# MATERIAL FOR THIS TASK
** BEGIN **
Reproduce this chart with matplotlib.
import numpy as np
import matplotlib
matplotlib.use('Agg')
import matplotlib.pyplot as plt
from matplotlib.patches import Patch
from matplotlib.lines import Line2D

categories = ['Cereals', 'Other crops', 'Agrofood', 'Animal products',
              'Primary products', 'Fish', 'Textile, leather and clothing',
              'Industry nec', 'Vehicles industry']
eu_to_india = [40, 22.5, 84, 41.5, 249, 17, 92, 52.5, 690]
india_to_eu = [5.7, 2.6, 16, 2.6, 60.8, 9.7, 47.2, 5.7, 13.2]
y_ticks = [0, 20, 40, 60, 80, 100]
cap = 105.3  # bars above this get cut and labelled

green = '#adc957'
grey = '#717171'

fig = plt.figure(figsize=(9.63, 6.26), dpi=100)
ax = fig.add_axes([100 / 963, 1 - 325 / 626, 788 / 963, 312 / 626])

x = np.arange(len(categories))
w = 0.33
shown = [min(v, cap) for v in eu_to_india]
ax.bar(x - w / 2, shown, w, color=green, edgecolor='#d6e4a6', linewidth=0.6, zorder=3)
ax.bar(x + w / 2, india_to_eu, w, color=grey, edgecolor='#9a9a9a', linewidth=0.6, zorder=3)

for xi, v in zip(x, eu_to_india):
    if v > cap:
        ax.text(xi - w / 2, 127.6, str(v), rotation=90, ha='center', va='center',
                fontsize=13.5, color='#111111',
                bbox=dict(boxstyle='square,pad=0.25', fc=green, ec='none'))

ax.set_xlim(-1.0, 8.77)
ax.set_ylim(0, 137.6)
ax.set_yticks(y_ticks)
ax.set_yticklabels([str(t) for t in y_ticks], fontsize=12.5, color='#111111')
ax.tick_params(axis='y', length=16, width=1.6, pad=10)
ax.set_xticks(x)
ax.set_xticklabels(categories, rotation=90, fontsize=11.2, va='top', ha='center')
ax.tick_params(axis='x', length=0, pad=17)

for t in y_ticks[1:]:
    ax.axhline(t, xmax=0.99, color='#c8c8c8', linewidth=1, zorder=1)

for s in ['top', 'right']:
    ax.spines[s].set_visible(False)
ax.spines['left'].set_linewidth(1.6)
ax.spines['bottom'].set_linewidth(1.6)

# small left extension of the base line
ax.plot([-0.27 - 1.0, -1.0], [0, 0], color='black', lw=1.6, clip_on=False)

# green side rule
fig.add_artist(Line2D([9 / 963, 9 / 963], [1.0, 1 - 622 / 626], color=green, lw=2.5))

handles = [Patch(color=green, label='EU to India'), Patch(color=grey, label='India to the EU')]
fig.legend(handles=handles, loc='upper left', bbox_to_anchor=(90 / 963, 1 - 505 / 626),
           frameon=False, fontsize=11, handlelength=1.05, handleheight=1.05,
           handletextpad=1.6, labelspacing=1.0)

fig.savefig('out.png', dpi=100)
** END **
** BEGIN **
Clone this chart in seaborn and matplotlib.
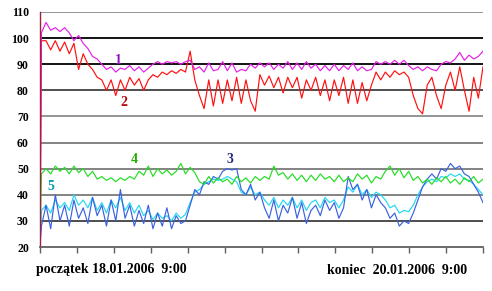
** END **
# THE REQUEST
Both the line with "Reproduce this chart with matplotlib." and the line with "ax.tick_params(axis='x', length=0, pad=17)" belong in the answer; write them out exactly, with every line between.

# ANSWER TO THIS TASK
Reproduce this chart with matplotlib.
import numpy as np
import matplotlib
matplotlib.use('Agg')
import matplotlib.pyplot as plt
from matplotlib.patches import Patch
from matplotlib.lines import Line2D

categories = ['Cereals', 'Other crops', 'Agrofood', 'Animal products',
              'Primary products', 'Fish', 'Textile, leather and clothing',
              'Industry nec', 'Vehicles industry']
eu_to_india = [40, 22.5, 84, 41.5, 249, 17, 92, 52.5, 690]
india_to_eu = [5.7, 2.6, 16, 2.6, 60.8, 9.7, 47.2, 5.7, 13.2]
y_ticks = [0, 20, 40, 60, 80, 100]
cap = 105.3  # bars above this get cut and labelled

green = '#adc957'
grey = '#717171'

fig = plt.figure(figsize=(9.63, 6.26), dpi=100)
ax = fig.add_axes([100 / 963, 1 - 325 / 626, 788 / 963, 312 / 626])

x = np.arange(len(categories))
w = 0.33
shown = [min(v, cap) for v in eu_to_india]
ax.bar(x - w / 2, shown, w, color=green, edgecolor='#d6e4a6', linewidth=0.6, zorder=3)
ax.bar(x + w / 2, india_to_eu, w, color=grey, edgecolor='#9a9a9a', linewidth=0.6, zorder=3)

for xi, v in zip(x, eu_to_india):
    if v > cap:
        ax.text(xi - w / 2, 127.6, str(v), rotation=90, ha='center', va='center',
                fontsize=13.5, color='#111111',
                bbox=dict(boxstyle='square,pad=0.25', fc=green, ec='none'))

ax.set_xlim(-1.0, 8.77)
ax.set_ylim(0, 137.6)
ax.set_yticks(y_ticks)
ax.set_yticklabels([str(t) for t in y_ticks], fontsize=12.5, color='#111111')
ax.tick_params(axis='y', length=16, width=1.6, pad=10)
ax.set_xticks(x)
ax.set_xticklabels(categories, rotation=90, fontsize=11.2, va='top', ha='center')
ax.tick_params(axis='x', length=0, pad=17)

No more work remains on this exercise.